I will note that we brewed the orthodox purple tea for this tasting with 170 degree (F) water instead of boiling, as I’ve done in the past. The cooler water brought out more of the complex undertones of the tea and backed the astringency down, making it more to my liking. We tasted this side by side with and without milk. If you haven’t had this tea with milk before, add a bit just to see the fascinating lavender color that the tea turns!
I confess. I was bummed that we didn’t get our handcrafted purple tea in time for this event. I kind of unloaded on Joy about it, and she was good enough to find me something else fascinating and unique for this event: an African chai. The tea (a blend of purple and traditional black) is from Kenya and the spices are all from Ethiopia.
We closed the tasting with this unique chai, and it went over very well. Instead of taking up half of this post talking about it, I’m going to dedicate a whole blog post to Nandi chai in the near future.
This was the fifth stop on our World Tea Tasting Tour, in which we explore the tea of China, India, Japan, Taiwan, England, South Africa, Kenya, and Argentina. Each class costs $5.00, which includes the tea tasting itself and a $5.00 off coupon that can be used that night for any tea, teaware, or tea-related books that we sell.
For a full schedule of the tea tour, see my introductory post from last month.
As I did a year ago, I’ve gone through the year’s numbers from our tea bar to see what have been our most popular teas. A few have stayed consistent, but there have been a lot of changes, too. These sales only reflect bulk loose-leaf tea sales, as we don’t track the cup sales the same way.
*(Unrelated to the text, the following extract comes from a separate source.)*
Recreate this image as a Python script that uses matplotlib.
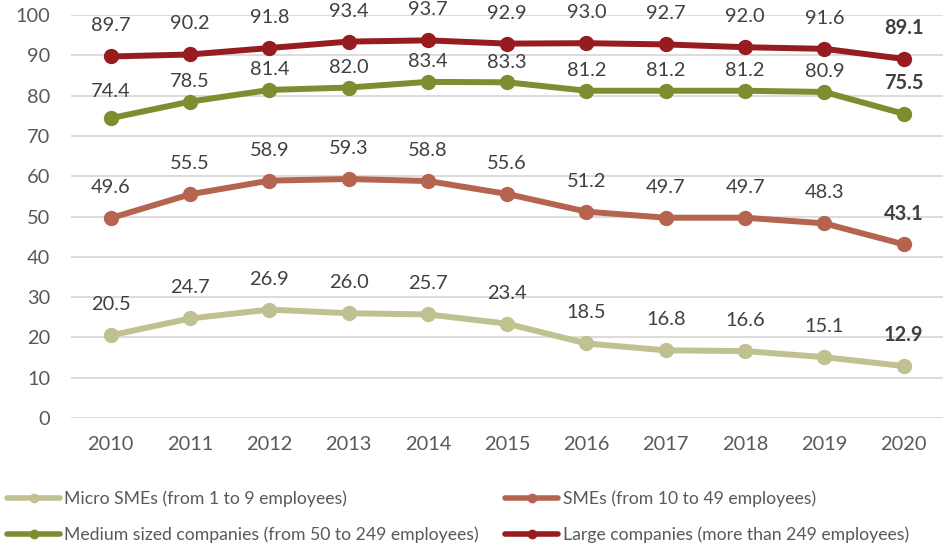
import matplotlib.pyplot as plt

# data
years = ['2010', '2011', '2012', '2013', '2014', '2015', '2016', '2017', '2018', '2019', '2020']
micro = [20.5, 24.7, 26.9, 26.0, 25.7, 23.4, 18.5, 16.8, 16.6, 15.1, 12.9]
smes = [49.6, 55.5, 58.9, 59.3, 58.8, 55.6, 51.2, 49.7, 49.7, 48.3, 43.1]
medium = [74.4, 78.5, 81.4, 82.0, 83.4, 83.3, 81.2, 81.2, 81.2, 80.9, 75.5]
large = [89.7, 90.2, 91.8, 93.4, 93.7, 92.9, 93.0, 92.7, 92.0, 91.6, 89.1]

names = ['Micro SMEs (from 1 to 9 employees)',
         'SMEs (from 10 to 49 employees)',
         'Medium sized companies (from 50 to 249 employees)',
         'Large companies (more than 249 employees)']
colors = ['#C0C190', '#B4644F', '#808C30', '#961C1F']
series = [micro, smes, medium, large]
# label distance above the point, in points
label_offset = [22, 22, 14.5, 22]

plt.rcParams['font.family'] = ['Lato', 'DejaVu Sans']

fig = plt.figure(figsize=(9.48, 5.47), dpi=100)
ax = fig.add_axes([0.075, 0.2358, 0.92, 0.7368])

x = list(range(len(years)))
handles = []
for vals, col, name, off in zip(series, colors, names, label_offset):
    h, = ax.plot(x, vals, color=col, lw=4.3, marker='o', markersize=10,
                 solid_capstyle='round', label=name, zorder=3)
    handles.append(h)
    for i, v in enumerate(vals):
        last = i == len(vals) - 1
        o = off
        if name.startswith('Medium') and i == 0:
            o = 19
        if name.startswith('Medium') and last:
            o = 22
        ax.annotate(f'{v:.1f}', (i, v), xytext=(0, o), textcoords='offset points',
                    ha='center', va='center', fontsize=14.4, color='#404040',
                    fontweight='bold' if last else 'normal', zorder=4)

ax.set_xlim(-0.5, len(years) - 0.5)
ax.set_ylim(0, 100)
ax.set_yticks(range(0, 101, 10))
ax.set_xticks(x)
ax.set_xticklabels(years)
ax.tick_params(length=0, labelsize=14.4, labelcolor='#595959')
ax.tick_params(axis='x', pad=13)
ax.tick_params(axis='y', pad=15)
ax.grid(axis='y', color='#D9D9D9', lw=1.3, zorder=0)
for s in ax.spines.values():
    s.set_visible(False)

# legend: order fills rows left to right
order = [0, 2, 1, 3]
leg = fig.legend([handles[i] for i in order], [names[i] for i in order],
                 loc='lower left', bbox_to_anchor=(0.0, -0.005), ncol=2,
                 frameon=False, fontsize=12.7, handlelength=3.0,
                 handletextpad=0.25, columnspacing=1.5, labelspacing=1.1,
                 markerscale=0.6, borderaxespad=0.2, borderpad=0.2)
for t in leg.get_texts():
    t.set_color('#595959')
for lh in leg.get_lines():
    lh.set_linewidth(4)

plt.savefig('out.png')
Our top three sellers are all black teas — the same three as last year, although in a different order — which doesn’t surprise me. They are, however, the only black teas on the list, which does surprise me. There is only one green tea, one pu-erh, and one pu-erh/yerba maté blend. Everything else is yerba maté, rooibos, honeybush, and chamomile. That really surprises me.
- Premium Masala Chai (#3 last year)
Organic & Fair Trade
I suppose this one shouldn’t have surprised me. There are a lot of masala chai fans out there, and the coffee shops tend to make their masala chai from concentrates instead of brewing it up fresh like we do. I typically make this with milk and locally-produced honey.
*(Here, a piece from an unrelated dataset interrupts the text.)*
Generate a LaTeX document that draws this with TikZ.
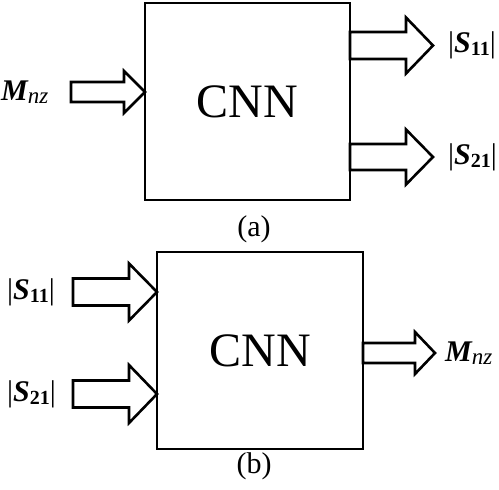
\documentclass[tikz,border=0pt]{standalone}
\usepackage{fontspec}
\setmainfont{Liberation Serif}
\newcommand\bigfont{\fontsize{48}{50}\selectfont}
\newcommand\labfont{\fontsize{30}{32}\selectfont}
\newcommand\subfont{\fontsize{20}{22}\selectfont}
\newcommand\capfont{\fontsize{30}{32}\selectfont}
\newcommand\Sxx[1]{|{\bfseries\itshape S}\raisebox{-0.1em}{\subfont\bfseries #1}|}
\newcommand\Mnz{{\bfseries\itshape M}\raisebox{-0.1em}{\fontsize{23}{24}\selectfont\itshape nz}}
\newcommand\fatarr[6]{%
  \draw[arr] (#1,#3-#4) -- (#6,#3-#4) -- (#6,#3-#5) -- (#2,#3) -- (#6,#3+#5) -- (#6,#3+#4) -- (#1,#3+#4) -- cycle;}
\begin{document}
\begin{tikzpicture}[x=1pt,y=-1pt,
  box/.style={draw,line width=2.8pt,minimum width=205pt,minimum height=197pt,inner sep=0pt,font=\bigfont},
  arr/.style={draw,line width=2.6pt,fill=white,line join=miter},
  lab/.style={inner sep=0pt,font=\labfont,anchor=west},
  captxt/.style={inner sep=0pt,font=\capfont}]
\useasboundingbox (0,0) rectangle (499,490);
% (a)
\node[box] (A) at (247.5,101.5) {CNN};
\fatarr{71}{145}{92}{10}{21}{124}
\fatarr{350}{433}{45.5}{13.5}{28}{406}
\fatarr{350}{433}{157}{13}{27.5}{406}
\node[lab] (am) at (1,92) {\Mnz};
\node[lab] (as1) at (448,45) {\Sxx{11}};
\node[lab] (as2) at (448,157) {\Sxx{21}};
\node[captxt] (ca) at (254,229) {(a)};
% (b)
\node[box,minimum width=206pt] (B) at (260,350.5) {CNN};
\fatarr{73}{157}{292}{13.5}{28.5}{129}
\fatarr{73}{157}{394}{13.5}{29}{129}
\fatarr{363}{435}{353}{10}{21}{415}
\node[lab] (bs1) at (7,292) {\Sxx{11}};
\node[lab] (bs2) at (7,394) {\Sxx{21}};
\node[lab] (bm) at (445,353) {\Mnz};
\node[captxt] (cb) at (254,466) {(b)};
\end{tikzpicture}
\end{document}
- Gary’s Kilty Pleasure (formerly known as “Gary’s Scottish Breakfast” — #2 last year)
This is a nice, strong, kick-in-the-pants first cup of the morning. It’s a blend of Kenya and Assam black tea. Traditionalists would steep it a long time and drink it with milk. I tend to prefer a fairly short steep (2-3 minutes), and I drink it black. This is the tea I used in the Hipster Hummus recipe for our Chamber of Commerce mixer in February.
- Ancient-Tree Earl Grey (#1 last year)
Organic & Fair Trade
This organic Earl Grey is made from 100-year-old tea trees and blended with pure bergamot oil. We carry nine different Earl Grey teas, and this one is consistently at the top of the sales list, although in the last few months Lady Greystoke has been coming on strong. It only missed the top 10 by one position this year, and I expect to see it on this list in 2013.
- Moroccan Mint (#4 last year)
Organic & Fair Trade
The popularity of this tea crosses seasons, as we sell just as much of it iced in the summer as we do hot in the winter. It’s a Chinese green tea with jasmine blossoms and peppermint leaves. I’m doing some experiments now as to the best way to aerate it when we serve it, which is typically accomplished by pouring it into the cup while holding the pot high in the air.
- Evening in Missoula
This one wasn’t even on the list last year, and it’s the only chamomile blend ever to make our top ten list. It’s a blend from the Montana Tea & Spice Company, and it has completely blown away all of our other herbals in sales.
- Chocolate Maté Chai (#8 last year)
Organic & Fair Trade
Dessert in a mug! This velvety masala chai is made with yerba maté and pu-erh instead of black tea, and the standard masala chai spices are enhanced with cacao nibs & husks, vanilla, coconut, and long pepper. We usually prepare it with vanilla soy milk and local honey. It was also very popular during the summer as a base for boba tea.
- BlueBeary Relaxation
Organic & Fair Trade
Another debut on the list. Yes, that name is spelled correctly. It’s a red rooibos blend named for one of the bears at the Yellowstone Wildlife Sanctuary. We send a donation to the sanctuary for every ounce of this blend that we sell.
- Carnival Maté (#9 last year)
This is not your basic yerba maté. This yummy south-Argentina style beverage uses roasted maté with caramel bits, marigold, and Spanish safflower petals. I’ve converted a lot of coffee drinkers using this one!
- Hammer & Cremesickle Red
This is a fun rooibos/honeybush blend with orange and vanilla (among other things). I’ve blogged about the name and logo and about cooking with Hammer & Cremesickle Red.
- Blood Orange Pu-Erh
Organic & Fair Trade
This pu-erh blend uses intense orange to balance the strength and depth of the base tea.
Six out of our top ten are organic (up from five last year), and all six of those are fair trade as well. I expect that trend to continue — especially since we’re replacing many of our non-organic blends with organics — and to see at least one ETP (Ethical Tea Partnership) blend in next year’s top ten.
There is only one unflavored tea on this year’s list, and it is a house blend (Gary’s Kilty Pleasure). More of our customers are growing to appreciate the straight teas, though, and I’m hoping to see more of them next year.
We’ve been doing a lot more house blends in the last few months, and we are slowly replacing many of the blends that we buy premade with our own house blends. I’m expecting this list to be at least half house blends for 2013.